The RSUs vest in 16 equal quarterly installments beginning on June 20, 2025. Pursuant to the Merger Agreement, each outstanding RSU was assumed by IBM and converted into restricted stock units for 19,428 shares of IBM common stock.

Footnote F11

Each performance-based restricted stock unit, or PSU, represents a contingent right to receive one share of the Issuer's Class A common stock.

Footnote F12

One-third of the PSUs vest on March 20, 2025 and the remaining PSUs vest in eight equal quarterly installments. Pursuant to the Merger Agreement, each outstanding PSU was assumed by IBM and converted into restricted stock units for 5,936 shares of IBM common stock.

Footnote F13

The shares subject to the option are fully vested and immediately exercisable. Pursuant to the Merger Agreement, the option was canceled in exchange for a cash payment of $7,126,634.24, subject to applicable withholding taxes, which represents the product of (i) the total number of shares of Issuer Class B common stock covered by the stock option immediately prior to the effective time multiplied by (ii) the excess, if any, of (a) the Per Share Price over (b) the per share exercise price of such option.

Footnote F14

The shares subject to the option are fully vested and immediately exercisable.
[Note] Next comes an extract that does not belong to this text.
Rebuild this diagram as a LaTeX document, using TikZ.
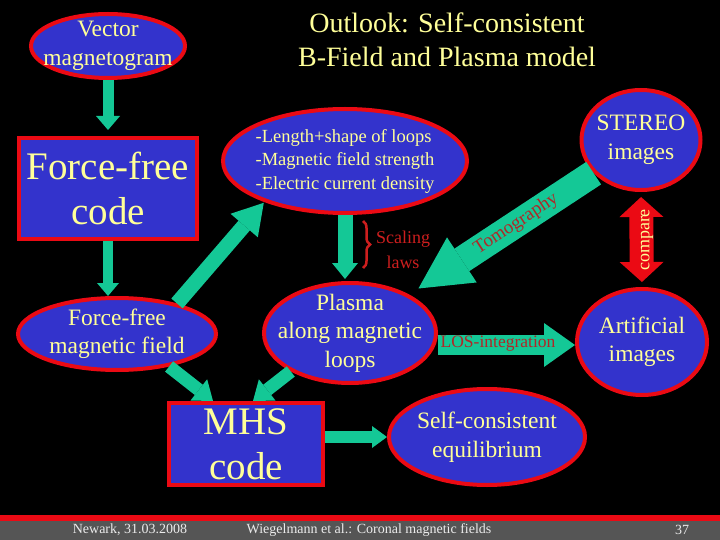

Pursuant to the Merger Agreement, the option was canceled in exchange for a cash payment of $3,085,582.06, subject to applicable withholding taxes, which represents the product of (i) the total number of shares of Issuer Class B common stock covered by the stock option immediately prior to the effective time multiplied by (ii) the excess, if any, of (a) the Per Share Price over (b) the per share exercise price of such option.

Footnote F15

Each share of Class B Common Stock is convertible into one share of Class A Common Stock at the option of the holder and has no expiration date.

Footnote F16

Pursuant to the Merger Agreement, each share of Issuer Class B common stock was canceled and converted into the right to receive the Per Share Price, without interest and subject to applicable withholding taxes.